====== INPUT MATERIAL ======

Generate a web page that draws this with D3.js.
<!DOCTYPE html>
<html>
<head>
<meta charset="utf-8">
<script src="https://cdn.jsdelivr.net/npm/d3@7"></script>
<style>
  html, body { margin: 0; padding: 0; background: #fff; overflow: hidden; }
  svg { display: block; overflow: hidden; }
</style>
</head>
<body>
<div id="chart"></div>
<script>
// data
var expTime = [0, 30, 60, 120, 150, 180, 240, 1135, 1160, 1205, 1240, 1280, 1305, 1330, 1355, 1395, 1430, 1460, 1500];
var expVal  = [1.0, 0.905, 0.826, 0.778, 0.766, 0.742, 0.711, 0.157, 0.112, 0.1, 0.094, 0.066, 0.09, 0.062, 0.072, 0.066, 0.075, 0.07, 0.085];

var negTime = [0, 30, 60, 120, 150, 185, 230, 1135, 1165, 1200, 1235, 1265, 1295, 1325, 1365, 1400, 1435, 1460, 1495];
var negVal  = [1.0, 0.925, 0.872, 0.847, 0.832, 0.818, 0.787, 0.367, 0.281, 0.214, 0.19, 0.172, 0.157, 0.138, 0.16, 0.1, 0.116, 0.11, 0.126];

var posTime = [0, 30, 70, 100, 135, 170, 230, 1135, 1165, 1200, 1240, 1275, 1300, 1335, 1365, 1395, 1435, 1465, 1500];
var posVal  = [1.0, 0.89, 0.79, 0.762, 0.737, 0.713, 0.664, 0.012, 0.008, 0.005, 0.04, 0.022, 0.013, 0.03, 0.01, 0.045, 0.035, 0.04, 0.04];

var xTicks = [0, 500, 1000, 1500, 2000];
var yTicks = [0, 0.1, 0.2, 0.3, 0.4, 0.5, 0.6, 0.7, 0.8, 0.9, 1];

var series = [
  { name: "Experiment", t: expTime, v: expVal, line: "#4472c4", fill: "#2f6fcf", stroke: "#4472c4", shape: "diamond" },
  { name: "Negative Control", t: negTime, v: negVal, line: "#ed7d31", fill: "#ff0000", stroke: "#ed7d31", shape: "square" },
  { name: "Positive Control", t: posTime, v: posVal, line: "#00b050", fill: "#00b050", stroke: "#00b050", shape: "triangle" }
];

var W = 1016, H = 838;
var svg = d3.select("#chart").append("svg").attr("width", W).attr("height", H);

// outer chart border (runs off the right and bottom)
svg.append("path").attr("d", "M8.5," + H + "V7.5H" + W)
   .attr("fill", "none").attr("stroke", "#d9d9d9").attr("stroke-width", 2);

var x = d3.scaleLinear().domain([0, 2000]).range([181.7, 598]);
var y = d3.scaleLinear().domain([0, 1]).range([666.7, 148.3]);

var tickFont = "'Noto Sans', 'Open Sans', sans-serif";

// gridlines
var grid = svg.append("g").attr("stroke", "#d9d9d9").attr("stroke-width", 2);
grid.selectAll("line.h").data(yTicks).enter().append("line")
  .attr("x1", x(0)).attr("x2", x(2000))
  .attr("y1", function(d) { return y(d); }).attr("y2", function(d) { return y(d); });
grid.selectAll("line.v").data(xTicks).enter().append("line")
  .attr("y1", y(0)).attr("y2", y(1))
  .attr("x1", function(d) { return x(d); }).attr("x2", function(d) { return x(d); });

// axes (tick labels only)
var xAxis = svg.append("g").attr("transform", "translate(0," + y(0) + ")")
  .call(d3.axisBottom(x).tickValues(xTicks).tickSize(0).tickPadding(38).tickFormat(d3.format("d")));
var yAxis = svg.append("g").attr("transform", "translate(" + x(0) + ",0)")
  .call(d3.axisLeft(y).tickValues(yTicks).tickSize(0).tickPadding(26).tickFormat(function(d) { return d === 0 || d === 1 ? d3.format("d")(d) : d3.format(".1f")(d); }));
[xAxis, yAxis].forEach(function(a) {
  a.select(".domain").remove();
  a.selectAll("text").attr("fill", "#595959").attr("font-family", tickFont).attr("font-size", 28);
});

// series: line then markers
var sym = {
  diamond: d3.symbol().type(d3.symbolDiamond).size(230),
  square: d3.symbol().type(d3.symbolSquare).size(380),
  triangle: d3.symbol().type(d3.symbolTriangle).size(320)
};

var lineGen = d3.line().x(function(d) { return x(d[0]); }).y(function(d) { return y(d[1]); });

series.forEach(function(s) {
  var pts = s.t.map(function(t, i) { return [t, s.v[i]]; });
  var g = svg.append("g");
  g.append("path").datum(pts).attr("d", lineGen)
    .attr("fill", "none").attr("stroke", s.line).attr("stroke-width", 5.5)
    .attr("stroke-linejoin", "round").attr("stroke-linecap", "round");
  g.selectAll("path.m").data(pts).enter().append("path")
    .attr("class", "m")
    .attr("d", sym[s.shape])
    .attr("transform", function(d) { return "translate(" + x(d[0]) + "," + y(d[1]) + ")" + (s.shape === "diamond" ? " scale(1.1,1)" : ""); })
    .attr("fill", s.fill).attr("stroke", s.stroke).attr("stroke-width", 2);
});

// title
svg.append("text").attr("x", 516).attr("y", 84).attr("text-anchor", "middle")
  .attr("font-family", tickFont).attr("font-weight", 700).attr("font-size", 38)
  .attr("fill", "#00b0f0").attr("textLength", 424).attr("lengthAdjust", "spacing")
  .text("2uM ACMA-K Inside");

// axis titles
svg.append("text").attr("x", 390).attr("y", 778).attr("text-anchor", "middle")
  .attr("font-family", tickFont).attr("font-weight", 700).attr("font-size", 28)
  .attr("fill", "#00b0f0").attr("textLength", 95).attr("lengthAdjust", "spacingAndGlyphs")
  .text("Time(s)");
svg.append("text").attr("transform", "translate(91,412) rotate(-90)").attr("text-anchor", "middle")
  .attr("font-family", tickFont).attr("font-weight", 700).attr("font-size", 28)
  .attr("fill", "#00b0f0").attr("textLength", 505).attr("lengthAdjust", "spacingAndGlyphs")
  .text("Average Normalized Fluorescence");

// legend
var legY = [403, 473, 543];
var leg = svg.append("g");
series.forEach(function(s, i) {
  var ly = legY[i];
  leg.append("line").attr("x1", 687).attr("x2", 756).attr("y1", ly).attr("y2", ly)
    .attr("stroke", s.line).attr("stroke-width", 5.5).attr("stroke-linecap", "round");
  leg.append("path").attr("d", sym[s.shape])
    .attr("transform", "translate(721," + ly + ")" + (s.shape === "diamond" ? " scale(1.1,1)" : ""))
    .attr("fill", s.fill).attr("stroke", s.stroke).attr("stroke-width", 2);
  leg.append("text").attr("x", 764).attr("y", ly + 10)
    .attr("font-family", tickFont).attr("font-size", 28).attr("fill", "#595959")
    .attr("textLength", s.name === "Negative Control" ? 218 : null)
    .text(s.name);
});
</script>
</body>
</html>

======
====== INPUT MATERIAL ======

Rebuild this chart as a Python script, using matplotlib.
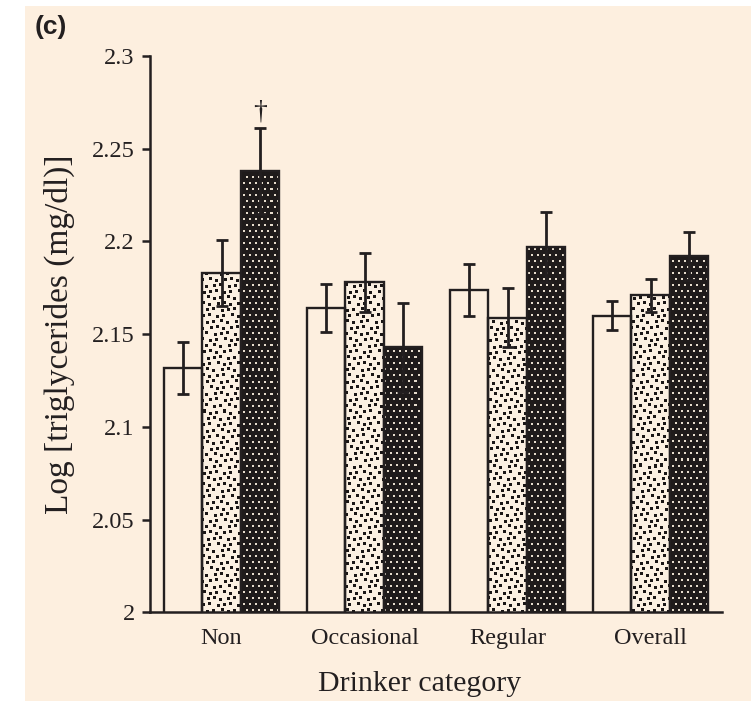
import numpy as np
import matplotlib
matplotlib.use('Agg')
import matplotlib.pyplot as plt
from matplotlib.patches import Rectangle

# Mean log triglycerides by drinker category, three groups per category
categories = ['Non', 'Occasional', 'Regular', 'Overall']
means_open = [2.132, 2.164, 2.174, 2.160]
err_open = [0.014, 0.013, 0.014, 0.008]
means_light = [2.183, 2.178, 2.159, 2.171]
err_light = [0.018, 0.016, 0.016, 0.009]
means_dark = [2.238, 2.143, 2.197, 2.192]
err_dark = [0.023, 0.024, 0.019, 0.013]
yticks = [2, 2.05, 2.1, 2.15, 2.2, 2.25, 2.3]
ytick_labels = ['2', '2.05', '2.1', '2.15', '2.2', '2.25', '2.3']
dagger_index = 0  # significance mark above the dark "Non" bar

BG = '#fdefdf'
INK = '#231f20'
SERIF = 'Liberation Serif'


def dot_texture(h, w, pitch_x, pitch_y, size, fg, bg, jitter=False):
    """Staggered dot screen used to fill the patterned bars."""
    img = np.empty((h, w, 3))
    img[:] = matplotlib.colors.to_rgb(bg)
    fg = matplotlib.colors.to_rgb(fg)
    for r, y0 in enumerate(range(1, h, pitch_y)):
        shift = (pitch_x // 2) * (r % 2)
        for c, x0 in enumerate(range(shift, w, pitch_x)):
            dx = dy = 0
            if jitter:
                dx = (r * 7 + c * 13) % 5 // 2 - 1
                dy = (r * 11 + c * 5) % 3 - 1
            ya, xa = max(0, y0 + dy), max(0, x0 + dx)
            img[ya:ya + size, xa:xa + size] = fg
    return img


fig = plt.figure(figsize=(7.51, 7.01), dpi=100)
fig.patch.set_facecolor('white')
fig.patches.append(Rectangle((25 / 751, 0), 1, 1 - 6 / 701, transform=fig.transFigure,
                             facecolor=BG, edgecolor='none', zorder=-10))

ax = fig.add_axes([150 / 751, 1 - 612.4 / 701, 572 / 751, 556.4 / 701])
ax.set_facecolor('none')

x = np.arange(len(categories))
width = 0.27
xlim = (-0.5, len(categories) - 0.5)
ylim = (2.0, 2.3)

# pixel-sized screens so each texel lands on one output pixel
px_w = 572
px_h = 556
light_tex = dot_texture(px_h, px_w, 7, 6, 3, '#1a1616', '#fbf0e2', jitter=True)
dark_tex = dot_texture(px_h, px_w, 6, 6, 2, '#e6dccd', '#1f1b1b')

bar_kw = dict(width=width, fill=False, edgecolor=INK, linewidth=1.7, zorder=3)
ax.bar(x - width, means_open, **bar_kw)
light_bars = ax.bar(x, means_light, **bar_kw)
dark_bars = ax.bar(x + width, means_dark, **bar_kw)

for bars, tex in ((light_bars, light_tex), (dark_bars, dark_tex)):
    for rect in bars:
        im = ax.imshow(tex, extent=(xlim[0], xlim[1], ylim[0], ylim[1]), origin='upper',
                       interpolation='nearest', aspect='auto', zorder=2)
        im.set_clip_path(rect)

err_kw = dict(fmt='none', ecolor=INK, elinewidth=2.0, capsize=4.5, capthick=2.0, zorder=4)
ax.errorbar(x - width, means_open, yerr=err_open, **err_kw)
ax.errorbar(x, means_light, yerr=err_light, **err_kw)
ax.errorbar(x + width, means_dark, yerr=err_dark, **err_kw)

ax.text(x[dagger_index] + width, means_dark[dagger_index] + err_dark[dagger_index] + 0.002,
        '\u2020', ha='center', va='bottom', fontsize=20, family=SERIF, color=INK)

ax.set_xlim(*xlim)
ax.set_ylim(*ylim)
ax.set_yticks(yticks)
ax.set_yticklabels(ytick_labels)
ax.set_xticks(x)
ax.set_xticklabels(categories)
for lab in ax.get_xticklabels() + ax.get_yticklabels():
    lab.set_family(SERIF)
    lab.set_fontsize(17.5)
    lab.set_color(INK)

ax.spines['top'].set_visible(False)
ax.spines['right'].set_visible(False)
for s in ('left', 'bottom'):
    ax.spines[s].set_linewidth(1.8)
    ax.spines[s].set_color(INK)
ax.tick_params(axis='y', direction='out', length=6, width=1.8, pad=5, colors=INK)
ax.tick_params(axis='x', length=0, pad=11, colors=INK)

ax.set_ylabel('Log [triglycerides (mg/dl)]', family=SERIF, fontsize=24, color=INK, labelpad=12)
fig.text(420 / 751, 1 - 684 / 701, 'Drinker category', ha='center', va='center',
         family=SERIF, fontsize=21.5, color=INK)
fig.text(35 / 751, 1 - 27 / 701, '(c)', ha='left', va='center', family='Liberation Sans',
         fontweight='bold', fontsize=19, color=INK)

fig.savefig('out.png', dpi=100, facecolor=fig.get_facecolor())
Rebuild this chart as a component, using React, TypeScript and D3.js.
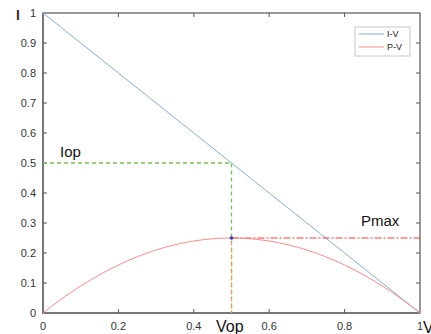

======

TASK TO COMPLETE: Everything from the line that contains "Generate a web" to the line that contains "0.075, 0.07, 0.085];" must be transcribed exactly, both end lines included.

RESPONSE TO THIS EXERCISE:
Generate a web page that draws this with D3.js.
<!DOCTYPE html>
<html>
<head>
<meta charset="utf-8">
<script src="https://cdn.jsdelivr.net/npm/d3@7"></script>
<style>
  html, body { margin: 0; padding: 0; background: #fff; overflow: hidden; }
  svg { display: block; overflow: hidden; }
</style>
</head>
<body>
<div id="chart"></div>
<script>
// data
var expTime = [0, 30, 60, 120, 150, 180, 240, 1135, 1160, 1205, 1240, 1280, 1305, 1330, 1355, 1395, 1430, 1460, 1500];
var expVal  = [1.0, 0.905, 0.826, 0.778, 0.766, 0.742, 0.711, 0.157, 0.112, 0.1, 0.094, 0.066, 0.09, 0.062, 0.072, 0.066, 0.075, 0.07, 0.085];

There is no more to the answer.